══ RAW DATA
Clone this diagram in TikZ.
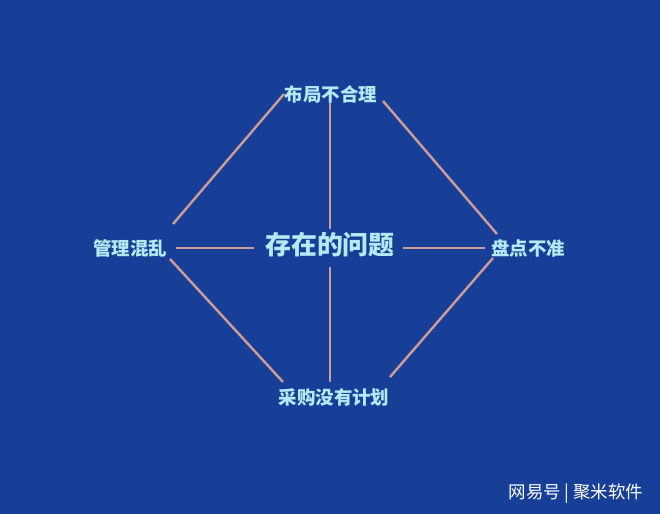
\documentclass[tikz,border=0pt]{standalone}
\usepackage{fontspec}
\setmainfont{Noto Sans CJK SC}
\definecolor{bgblue}{HTML}{183F97}
\definecolor{txtcyan}{HTML}{B5EAF5}
\definecolor{linepink}{HTML}{CF9C98}
\begin{document}
\begin{tikzpicture}[x=1bp,y=-1bp,
  lbl/.style={text=txtcyan,font=\bfseries\fontsize{18.5}{20}\selectfont,inner sep=0pt},
  conn/.style={draw=linepink,line width=2.4bp}]
\fill[bgblue] (0,0) rectangle (660,514);
\useasboundingbox (0,0) rectangle (660,514);
\node[lbl] (top) at (331,94) {布局不合理};
\node[lbl] (left) at (130,248) {管理混乱};
\node[lbl] (right) at (528,248) {盘点不准};
\node[lbl] (bottom) at (334,398) {采购没有计划};
\node[lbl,font=\bfseries\fontsize{26}{28}\selectfont] (center) at (330,245) {存在的问题};
\node[text=white,font=\fontsize{17.5}{19}\selectfont,inner sep=0pt] (wm) at (576,494) {网易号 | 聚米软件};
% connector endpoints
\coordinate (tl1) at (284,94);  \coordinate (tl2) at (173,224);
\coordinate (tr1) at (383,101); \coordinate (tr2) at (497,234);
\coordinate (bl1) at (170,259); \coordinate (bl2) at (283,382);
\coordinate (br1) at (493,258); \coordinate (br2) at (390,377);
\coordinate (vt1) at (330,103); \coordinate (vt2) at (330,229);
\coordinate (vb1) at (330,267); \coordinate (vb2) at (330,382);
\coordinate (hl1) at (176,248); \coordinate (hl2) at (254,248);
\coordinate (hr1) at (403,248); \coordinate (hr2) at (485,248);
\draw[conn] (tl1) -- (tl2);
\draw[conn] (tr1) -- (tr2);
\draw[conn] (bl1) -- (bl2);
\draw[conn] (br1) -- (br2);
\draw[conn] (vt1) -- (vt2);
\draw[conn] (vb1) -- (vb2);
\draw[conn] (hl1) -- (hl2);
\draw[conn] (hr1) -- (hr2);
\end{tikzpicture}
\end{document}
════
== EXERCISE BRIEF ==
Omit the pictures, and quote the material above exactly as given.

== TASK ANSWER ==
Clone this diagram in TikZ.
\documentclass[tikz,border=0pt]{standalone}
\usepackage{fontspec}
\setmainfont{Noto Sans CJK SC}
\definecolor{bgblue}{HTML}{183F97}
\definecolor{txtcyan}{HTML}{B5EAF5}
\definecolor{linepink}{HTML}{CF9C98}
\begin{document}
\begin{tikzpicture}[x=1bp,y=-1bp,
  lbl/.style={text=txtcyan,font=\bfseries\fontsize{18.5}{20}\selectfont,inner sep=0pt},
  conn/.style={draw=linepink,line width=2.4bp}]
\fill[bgblue] (0,0) rectangle (660,514);
\useasboundingbox (0,0) rectangle (660,514);
\node[lbl] (top) at (331,94) {布局不合理};
\node[lbl] (left) at (130,248) {管理混乱};
\node[lbl] (right) at (528,248) {盘点不准};
\node[lbl] (bottom) at (334,398) {采购没有计划};
\node[lbl,font=\bfseries\fontsize{26}{28}\selectfont] (center) at (330,245) {存在的问题};
\node[text=white,font=\fontsize{17.5}{19}\selectfont,inner sep=0pt] (wm) at (576,494) {网易号 | 聚米软件};
% connector endpoints
\coordinate (tl1) at (284,94);  \coordinate (tl2) at (173,224);
\coordinate (tr1) at (383,101); \coordinate (tr2) at (497,234);
\coordinate (bl1) at (170,259); \coordinate (bl2) at (283,382);
\coordinate (br1) at (493,258); \coordinate (br2) at (390,377);
\coordinate (vt1) at (330,103); \coordinate (vt2) at (330,229);
\coordinate (vb1) at (330,267); \coordinate (vb2) at (330,382);
\coordinate (hl1) at (176,248); \coordinate (hl2) at (254,248);
\coordinate (hr1) at (403,248); \coordinate (hr2) at (485,248);
\draw[conn] (tl1) -- (tl2);
\draw[conn] (tr1) -- (tr2);
\draw[conn] (bl1) -- (bl2);
\draw[conn] (br1) -- (br2);
\draw[conn] (vt1) -- (vt2);
\draw[conn] (vb1) -- (vb2);
\draw[conn] (hl1) -- (hl2);
\draw[conn] (hr1) -- (hr2);
\end{tikzpicture}
\end{document}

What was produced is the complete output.